Évidemment, le monde n’avait pas besoin d’un nouvel album des Stooges, un des groupes les plus importants de l’histoire du rock. Leur premier album est sorti en 1969, et est largement considéré comme un précuseur du punk, grâce aux classiques No Fun ou I Wanna Be Your Dog. Deux albums suivirent, et ensuite le chanteur partit vivre une des plus extraordinaires vies d’abus en tous genres. Iggy Pop, l’Iguane, légende vivante et mystère de la science aura 60 ans le mois prochain, mais a toujours été capable de livrer des prestations scéniques délirantes, malheureusement gâchées par des albums généralement indignes de son talent.
Skull Ring, son album de 2003, le vit collaborer avec ses héritiers Green Day et Sum 41, mais aussi avec les frères Asheton, bassiste et guitariste des Stooges, intéressés par une tentative de reformation.
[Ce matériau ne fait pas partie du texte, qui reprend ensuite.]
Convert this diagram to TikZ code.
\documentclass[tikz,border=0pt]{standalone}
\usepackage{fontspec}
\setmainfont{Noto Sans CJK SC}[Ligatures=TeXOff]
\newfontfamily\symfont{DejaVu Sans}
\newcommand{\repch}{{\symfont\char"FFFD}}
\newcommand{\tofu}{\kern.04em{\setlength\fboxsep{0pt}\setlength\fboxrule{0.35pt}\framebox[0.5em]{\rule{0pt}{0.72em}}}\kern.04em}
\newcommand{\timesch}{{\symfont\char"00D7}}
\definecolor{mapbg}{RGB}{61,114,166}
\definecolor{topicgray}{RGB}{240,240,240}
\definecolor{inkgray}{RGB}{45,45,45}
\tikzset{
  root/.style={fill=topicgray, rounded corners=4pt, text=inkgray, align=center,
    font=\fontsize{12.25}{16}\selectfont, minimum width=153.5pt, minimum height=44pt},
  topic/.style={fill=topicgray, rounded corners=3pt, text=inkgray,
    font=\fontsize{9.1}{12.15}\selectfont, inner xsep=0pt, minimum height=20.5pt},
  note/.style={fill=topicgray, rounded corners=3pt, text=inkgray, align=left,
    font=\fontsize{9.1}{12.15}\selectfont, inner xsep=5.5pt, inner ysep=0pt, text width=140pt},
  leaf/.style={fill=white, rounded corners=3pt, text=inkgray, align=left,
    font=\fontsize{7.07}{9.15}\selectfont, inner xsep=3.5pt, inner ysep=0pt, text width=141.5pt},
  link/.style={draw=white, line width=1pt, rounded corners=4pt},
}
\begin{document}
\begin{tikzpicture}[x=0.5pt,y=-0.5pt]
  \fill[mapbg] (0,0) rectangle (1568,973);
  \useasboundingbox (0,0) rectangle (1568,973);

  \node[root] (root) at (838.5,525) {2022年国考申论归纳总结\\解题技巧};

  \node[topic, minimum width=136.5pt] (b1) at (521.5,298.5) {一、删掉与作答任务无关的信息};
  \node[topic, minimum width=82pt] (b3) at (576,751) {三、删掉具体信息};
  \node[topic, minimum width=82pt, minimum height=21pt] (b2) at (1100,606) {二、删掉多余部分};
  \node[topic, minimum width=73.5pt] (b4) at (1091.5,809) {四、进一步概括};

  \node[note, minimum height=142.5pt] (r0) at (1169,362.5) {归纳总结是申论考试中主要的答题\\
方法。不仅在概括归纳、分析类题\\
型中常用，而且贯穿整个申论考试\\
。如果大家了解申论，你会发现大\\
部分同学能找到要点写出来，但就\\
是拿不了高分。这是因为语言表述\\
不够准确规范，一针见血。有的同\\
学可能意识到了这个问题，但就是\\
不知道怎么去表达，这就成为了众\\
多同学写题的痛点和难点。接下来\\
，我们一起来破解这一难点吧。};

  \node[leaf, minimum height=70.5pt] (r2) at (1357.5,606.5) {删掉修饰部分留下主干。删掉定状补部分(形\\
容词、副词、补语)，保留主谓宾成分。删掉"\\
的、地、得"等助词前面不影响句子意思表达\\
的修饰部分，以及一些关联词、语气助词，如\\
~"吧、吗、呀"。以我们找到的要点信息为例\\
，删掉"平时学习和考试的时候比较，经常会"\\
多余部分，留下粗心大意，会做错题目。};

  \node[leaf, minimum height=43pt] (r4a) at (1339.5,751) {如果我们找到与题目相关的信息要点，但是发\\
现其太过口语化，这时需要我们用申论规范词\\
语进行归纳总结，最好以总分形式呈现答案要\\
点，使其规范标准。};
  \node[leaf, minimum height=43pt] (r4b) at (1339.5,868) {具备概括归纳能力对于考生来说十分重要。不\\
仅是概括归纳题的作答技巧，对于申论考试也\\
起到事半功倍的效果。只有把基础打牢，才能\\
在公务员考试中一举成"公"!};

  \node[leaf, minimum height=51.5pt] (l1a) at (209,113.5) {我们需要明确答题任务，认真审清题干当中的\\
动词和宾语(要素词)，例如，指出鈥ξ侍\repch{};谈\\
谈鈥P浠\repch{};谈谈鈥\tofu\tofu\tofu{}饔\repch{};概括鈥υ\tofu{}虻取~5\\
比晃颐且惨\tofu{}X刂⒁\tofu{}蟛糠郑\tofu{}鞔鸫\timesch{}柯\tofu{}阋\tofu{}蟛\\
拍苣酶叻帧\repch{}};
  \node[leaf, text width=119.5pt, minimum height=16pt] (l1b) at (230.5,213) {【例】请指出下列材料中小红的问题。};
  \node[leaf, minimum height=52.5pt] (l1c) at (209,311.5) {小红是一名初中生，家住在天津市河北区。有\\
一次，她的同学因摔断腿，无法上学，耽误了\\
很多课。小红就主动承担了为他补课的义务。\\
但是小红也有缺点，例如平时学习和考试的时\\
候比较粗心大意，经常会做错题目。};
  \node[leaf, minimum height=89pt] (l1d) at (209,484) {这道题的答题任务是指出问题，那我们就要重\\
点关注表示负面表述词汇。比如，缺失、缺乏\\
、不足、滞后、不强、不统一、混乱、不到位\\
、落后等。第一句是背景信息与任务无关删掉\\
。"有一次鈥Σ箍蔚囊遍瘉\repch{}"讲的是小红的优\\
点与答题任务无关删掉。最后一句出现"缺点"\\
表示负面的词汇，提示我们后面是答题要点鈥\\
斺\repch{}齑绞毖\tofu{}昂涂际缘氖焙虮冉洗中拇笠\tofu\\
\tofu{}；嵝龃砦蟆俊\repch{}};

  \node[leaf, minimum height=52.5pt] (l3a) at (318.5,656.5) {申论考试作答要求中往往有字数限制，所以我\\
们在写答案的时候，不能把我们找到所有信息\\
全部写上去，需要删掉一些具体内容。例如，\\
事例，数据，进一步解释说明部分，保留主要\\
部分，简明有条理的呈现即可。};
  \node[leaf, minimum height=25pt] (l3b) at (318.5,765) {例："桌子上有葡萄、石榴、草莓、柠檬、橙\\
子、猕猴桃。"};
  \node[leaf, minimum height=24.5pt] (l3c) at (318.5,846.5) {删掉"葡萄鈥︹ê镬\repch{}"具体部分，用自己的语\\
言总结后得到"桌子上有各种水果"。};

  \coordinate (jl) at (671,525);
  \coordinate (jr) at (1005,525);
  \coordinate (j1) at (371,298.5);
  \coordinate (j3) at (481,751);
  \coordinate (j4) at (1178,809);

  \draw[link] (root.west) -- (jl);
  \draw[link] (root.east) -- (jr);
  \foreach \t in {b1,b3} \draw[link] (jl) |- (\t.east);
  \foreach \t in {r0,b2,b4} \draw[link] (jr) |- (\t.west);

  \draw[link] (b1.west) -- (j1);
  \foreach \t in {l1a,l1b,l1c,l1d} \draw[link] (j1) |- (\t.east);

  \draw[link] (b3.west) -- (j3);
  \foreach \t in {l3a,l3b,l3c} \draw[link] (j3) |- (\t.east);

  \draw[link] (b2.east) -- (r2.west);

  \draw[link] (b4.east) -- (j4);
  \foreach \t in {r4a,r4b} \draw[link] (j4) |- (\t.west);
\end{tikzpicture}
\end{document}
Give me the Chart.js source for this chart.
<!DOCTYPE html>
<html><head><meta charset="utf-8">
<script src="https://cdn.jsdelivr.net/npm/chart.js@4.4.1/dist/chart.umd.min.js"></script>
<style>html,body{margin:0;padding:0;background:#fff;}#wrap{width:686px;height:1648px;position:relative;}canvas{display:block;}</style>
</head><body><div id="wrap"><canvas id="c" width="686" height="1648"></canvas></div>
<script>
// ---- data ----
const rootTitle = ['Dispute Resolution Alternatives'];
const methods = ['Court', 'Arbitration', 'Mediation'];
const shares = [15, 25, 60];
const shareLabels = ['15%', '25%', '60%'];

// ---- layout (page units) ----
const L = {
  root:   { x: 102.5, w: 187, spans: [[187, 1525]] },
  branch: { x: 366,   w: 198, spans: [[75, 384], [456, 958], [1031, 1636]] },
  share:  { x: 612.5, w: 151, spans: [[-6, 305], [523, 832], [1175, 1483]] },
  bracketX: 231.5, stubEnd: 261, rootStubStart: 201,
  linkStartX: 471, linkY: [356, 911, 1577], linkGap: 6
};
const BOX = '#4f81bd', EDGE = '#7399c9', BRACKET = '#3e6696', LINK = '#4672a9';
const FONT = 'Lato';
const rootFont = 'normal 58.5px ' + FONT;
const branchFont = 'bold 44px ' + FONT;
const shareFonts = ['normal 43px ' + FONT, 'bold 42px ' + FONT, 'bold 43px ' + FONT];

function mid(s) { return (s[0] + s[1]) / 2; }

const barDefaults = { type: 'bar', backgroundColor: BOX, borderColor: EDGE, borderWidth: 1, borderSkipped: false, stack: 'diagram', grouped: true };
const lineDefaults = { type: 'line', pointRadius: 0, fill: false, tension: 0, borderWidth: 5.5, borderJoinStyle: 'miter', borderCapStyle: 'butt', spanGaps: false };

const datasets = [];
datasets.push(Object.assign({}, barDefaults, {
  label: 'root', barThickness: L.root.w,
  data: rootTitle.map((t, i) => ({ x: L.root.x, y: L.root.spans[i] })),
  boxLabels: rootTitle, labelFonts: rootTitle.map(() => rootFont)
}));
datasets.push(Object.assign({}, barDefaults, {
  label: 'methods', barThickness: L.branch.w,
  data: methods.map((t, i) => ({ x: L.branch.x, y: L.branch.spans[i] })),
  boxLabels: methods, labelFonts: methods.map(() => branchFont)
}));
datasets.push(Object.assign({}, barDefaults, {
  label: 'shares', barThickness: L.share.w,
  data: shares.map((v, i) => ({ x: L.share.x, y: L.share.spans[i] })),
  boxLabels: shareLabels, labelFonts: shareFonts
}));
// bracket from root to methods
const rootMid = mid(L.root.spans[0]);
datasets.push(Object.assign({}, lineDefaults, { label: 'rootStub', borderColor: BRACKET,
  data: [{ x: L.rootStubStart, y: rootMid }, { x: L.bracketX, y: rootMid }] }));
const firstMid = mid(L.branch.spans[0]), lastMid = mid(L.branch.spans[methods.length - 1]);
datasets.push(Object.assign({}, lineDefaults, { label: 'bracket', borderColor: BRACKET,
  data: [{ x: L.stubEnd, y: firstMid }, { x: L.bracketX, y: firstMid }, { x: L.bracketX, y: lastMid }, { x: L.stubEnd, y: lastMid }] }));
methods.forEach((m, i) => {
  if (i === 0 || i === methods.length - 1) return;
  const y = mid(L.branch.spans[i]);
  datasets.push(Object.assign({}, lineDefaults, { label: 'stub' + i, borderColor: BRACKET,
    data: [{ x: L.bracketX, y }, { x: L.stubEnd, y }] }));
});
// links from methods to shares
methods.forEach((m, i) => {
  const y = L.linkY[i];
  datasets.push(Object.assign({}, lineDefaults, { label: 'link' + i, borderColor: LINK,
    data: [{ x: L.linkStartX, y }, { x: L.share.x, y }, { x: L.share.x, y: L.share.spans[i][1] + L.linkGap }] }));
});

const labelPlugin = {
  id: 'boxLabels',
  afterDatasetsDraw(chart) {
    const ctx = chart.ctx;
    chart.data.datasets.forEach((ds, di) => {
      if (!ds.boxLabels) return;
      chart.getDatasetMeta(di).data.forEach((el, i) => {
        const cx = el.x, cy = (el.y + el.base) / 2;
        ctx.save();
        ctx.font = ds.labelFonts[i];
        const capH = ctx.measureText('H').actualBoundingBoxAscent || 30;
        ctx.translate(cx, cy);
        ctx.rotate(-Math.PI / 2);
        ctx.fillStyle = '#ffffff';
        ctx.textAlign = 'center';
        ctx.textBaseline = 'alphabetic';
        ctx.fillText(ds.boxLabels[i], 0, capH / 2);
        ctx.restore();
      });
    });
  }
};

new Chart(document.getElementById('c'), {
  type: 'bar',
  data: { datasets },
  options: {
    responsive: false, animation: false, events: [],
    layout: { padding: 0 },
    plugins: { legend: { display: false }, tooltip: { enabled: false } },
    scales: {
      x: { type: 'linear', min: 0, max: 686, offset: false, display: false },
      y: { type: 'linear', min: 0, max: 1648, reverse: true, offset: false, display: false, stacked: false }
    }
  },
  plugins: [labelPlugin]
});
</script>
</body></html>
L’album ne restera pas dans les annales, mais une tournée « Iggy and The Stooges » fut mise sur pied, et petit à petit,on est arrivé à ceci, The Weirdness, le premier album du groupe en trente ans.
On ne peut plus attendre que l’album réinvente la roue, mais on peut aussi craindre qu’il éclate l’héritage du groupe, danger des albums de reformation (Pixies en savent quelque chose). Soyons rassurés, The Weirdness est un bon album de rock. Et il l’est grâce à la qualité des dramatis personae : Iggy, égal à lui-même, Ron Asheton et ses doubles guitares incisives et bruyantes, Scott « Rock Action » Asheton dont la batterie connaît une nouvelle vie; et les nouveaux comparses : Mike Watt à la (discrète) basse, et surtout Steve Albini a l’enregistrement.
Albini était la personne parfaite pour le job, lui seul sait comment obtenir la pleine puissance des instruments, la simplicité de l’enregistrement. Lui seul a pu gêrer l’énergie brute du groupe et la transformer en morceaux tout à fait écoutables, et réécoutables. The Weirdness est aussi son album. De plus, comme toujours avec Albini, l’album a été enregistré live, sans post-production, et on l’entend, jusqu’à quelques petites erreurs et sons accidentaux sortant des guitares. Mais c’est ça le rock n roll, un reptile mort-vivant croonant « My idea of fun is killing everyone » jusqu’à plus soif, et des vieux types qui sont plus punk qu’une armée de Green Days et de Good Charlottes.
On regrettera juste que personne n’ait osé faire comprendre à Iggy que ses paroles étaient ridicules (et je les comprends); mais à part ça, il faudra le faire pour sortir un album plus authentique que The Weirdness cette année. Même si cela implique un retour de 30 ans en arrière.